Read carefully lest MY position gets misconstrued. Intelligent Design may be a perfectly good metaphysical concept, but it is not empirically based. It puzzles me that some people of faith feel that they have to justify their faith by scientizing it. The lession of Thomas (my patron saint by the way) is that faith goes beyond the realm of the empirical. Faith goes were the senses cannot lead(to paraphrase a Church hymn sung during Holy Week). Do we teach the physics of transubstantiation? Or the physics of the resurrection? No because these are matters of religious faith and we don't think any less of them for that reason. But we do not justify our faith through science.

Science can only plod along in the empirical world and through scientific investigation we develop models and theories to help us understand how the universe operates in terms of cause and effects that we can measure. Intelligent design from a scientific perspective is a cop out, because it suggests when we encounter a hard problem, such as the origin of species or for that matter the origin of life we ought to just wave our arms around and involk some sort of intelligent designer. That maybe comforting to some people but it is singularly unsatisfying to the scientist.
Paul

Thursday, December 01, 2005

KU backs down from course

According to the Journal World, Paul Mirecki will not be offering his religious studies course about ID as myth. The revelations about the e-mails just keeps on snowballing. Now granted e-mails are not private but I doubt Mirecki is alone in having written inappropriate e-mails. Though he was certainly not very circumspect as noted in the Topeka Capital Journal today. Allegedly Mirecki described Pope John Paul in a not very flattering way. And as a Catholic I should be upset at that comment. I did not agree with JPII on a lot of issues, but he called it the way he saw it. Indeed I had to smile about one thing Mirecki allegedly said (in part):

"I had my first Catholic 'holy communion' when I was a kid in Chicago, and when I took the bread-wafer the first time, it stuck to the roof of my mouth, and as I was secretly trying to pry it off with my tongue as I was walking back to my pew with white clothes and with my hands folded, all I could think was that it was Jesus' skin, and I started to puke, but I sucked it in and drank my own puke. That's a big part of the Catholic experience. I don't think most Catholics really know what they are supposed to believe, they just go home and use condoms, and some of them beat their wives and husbands."

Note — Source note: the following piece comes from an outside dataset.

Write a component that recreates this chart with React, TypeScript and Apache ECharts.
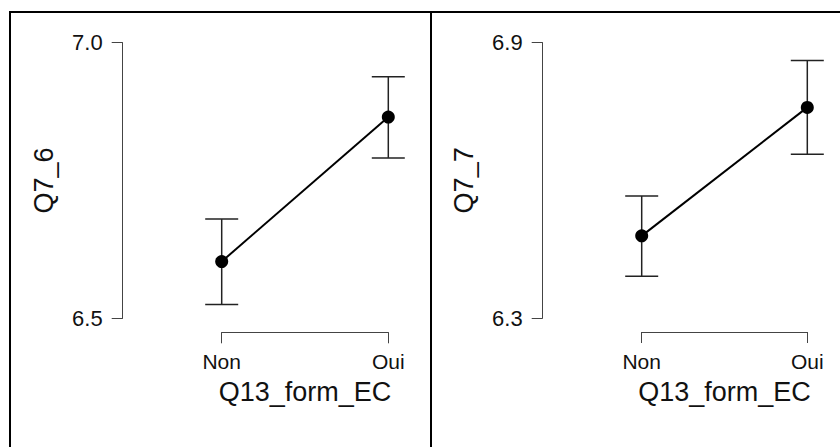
import React, { useEffect, useRef } from "react";
import * as echarts from "echarts";

const categories = ["Non", "Oui"];

const q76Mean = [6.603, 6.865];
const q76Low = [6.525, 6.791];
const q76High = [6.68, 6.938];
const q76Ticks = [6.5, 7.0];

const q77Mean = [6.479, 6.759];
const q77Low = [6.391, 6.657];
const q77High = [6.566, 6.861];
const q77Ticks = [6.3, 6.9];

const xTitle = "Q13_form_EC";
const yTitles = ["Q7_6", "Q7_7"];

const FONT = "'Liberation Sans', Arial, sans-serif";
const TEXT = "#111";
const AXIS = "#444";

function errorBarSeries(low: number[], high: number[], idx: number) {
  const data = categories.map((_, i) => [i, low[i], high[i]]);
  return {
    type: "custom",
    xAxisIndex: idx,
    yAxisIndex: idx,
    data,
    silent: true,
    z: 2,
    renderItem: (params: any, api: any) => {
      const x = api.value(0);
      const lo = api.coord([x, api.value(1)]);
      const hi = api.coord([x, api.value(2)]);
      const hw = 16.5;
      const style = { stroke: "#222", lineWidth: 1.5 };
      return {
        type: "group",
        children: [
          { type: "line", shape: { x1: lo[0], y1: lo[1], x2: hi[0], y2: hi[1] }, style },
          { type: "line", shape: { x1: lo[0] - hw, y1: lo[1], x2: lo[0] + hw, y2: lo[1] }, style },
          { type: "line", shape: { x1: hi[0] - hw, y1: hi[1], x2: hi[0] + hw, y2: hi[1] }, style },
        ],
      };
    },
  };
}

function meanSeries(mean: number[], idx: number) {
  return {
    type: "line",
    xAxisIndex: idx,
    yAxisIndex: idx,
    data: mean,
    symbol: "circle",
    symbolSize: 13,
    itemStyle: { color: "#000" },
    lineStyle: { color: "#000", width: 2 },
    z: 3,
  };
}

function xAxisOpt(idx: number) {
  return {
    type: "category",
    gridIndex: idx,
    data: categories,
    boundaryGap: false,
    offset: 14,
    axisLine: { show: true, lineStyle: { color: AXIS, width: 1 } },
    axisTick: { show: true, inside: false, length: 11, lineStyle: { color: AXIS, width: 1 } },
    axisLabel: { show: true, margin: 19, fontSize: 21, color: TEXT, fontFamily: FONT },
    splitLine: { show: false },
    name: xTitle,
    nameLocation: "middle",
    nameGap: 46,
    nameTextStyle: { fontSize: 27, color: TEXT, fontFamily: FONT },
  };
}

function yAxisOpt(idx: number, ticks: number[]) {
  return {
    type: "value",
    gridIndex: idx,
    min: ticks[0],
    max: ticks[ticks.length - 1],
    offset: 99,
    axisLine: { show: true, lineStyle: { color: AXIS, width: 1 } },
    axisTick: { show: true, inside: false, length: 11, customValues: ticks, lineStyle: { color: AXIS, width: 1 } },
    axisLabel: {
      show: true,
      margin: 20,
      fontSize: 22,
      color: TEXT,
      fontFamily: FONT,
      customValues: ticks,
      formatter: (v: number) => v.toFixed(1),
    },
    splitLine: { show: false },
    name: yTitles[idx],
    nameLocation: "middle",
    nameGap: 65,
    nameRotate: 90,
    nameTextStyle: { fontSize: 27, color: TEXT, fontFamily: FONT },
  };
}

export default function App() {
  const ref = useRef<HTMLDivElement>(null);
  useEffect(() => {
    if (!ref.current) return;
    const chart = echarts.init(ref.current, undefined, { renderer: "svg" });
    const border = { stroke: "#000", lineWidth: 2 };
    chart.setOption({
      animation: false,
      backgroundColor: "#fff",
      textStyle: { fontFamily: FONT },
      grid: [
        { left: 221.7, right: 451.7, top: 42.7, bottom: 128.7 },
        { left: 641.7, right: 32.7, top: 42.7, bottom: 129 },
      ],
      xAxis: [xAxisOpt(0), xAxisOpt(1)],
      yAxis: [yAxisOpt(0, q76Ticks), yAxisOpt(1, q77Ticks)],
      series: [
        errorBarSeries(q76Low, q76High, 0),
        meanSeries(q76Mean, 0),
        errorBarSeries(q77Low, q77High, 1),
        meanSeries(q77Mean, 1),
      ],
      graphic: [
        { type: "line", shape: { x1: 9, y1: 12, x2: 840, y2: 12 }, style: border, silent: true },
        { type: "line", shape: { x1: 10, y1: 11, x2: 10, y2: 447 }, style: border, silent: true },
        { type: "line", shape: { x1: 431, y1: 11, x2: 431, y2: 447 }, style: border, silent: true },
      ],
    });
    return () => chart.dispose();
  }, []);
  return (
    <div
      ref={ref}
      style={{ position: "fixed", left: 0, top: 0, width: 840, height: 447, background: "#fff" }}
    />
  );
}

I can relate to both the first communion experience and the comment about many Catholics. Some of them do beat their wives or husbands...but of course so don't people of other faiths and traditions. Hypocrisy and evil do appear to be part of the human condition. But of course some conservatives and intelligent design proponents, notice I said some, for there are certain media hucksters involved (but I am too nice to mention any names of course) who will take advantage of Mirecki's faux pas cover up their own foibles.

Too bad we, on the one hand so easily forget our manners, and on other hand, cannot develop thicker skins. In a pithy aphorism Thomas Paine or was it Ben Franklin said something like:

If you can't risk offending some one you can't speak honestly.

I will have to check on this aphorism later as to the exact wording and attribution. Now that snooping e-mails is getting to be the latest sport the result might be more diplomatic speech especially among us professors who should set an example for intelligent discourse, but it could also lead to a chilling of honest speech. That would be unfortunate.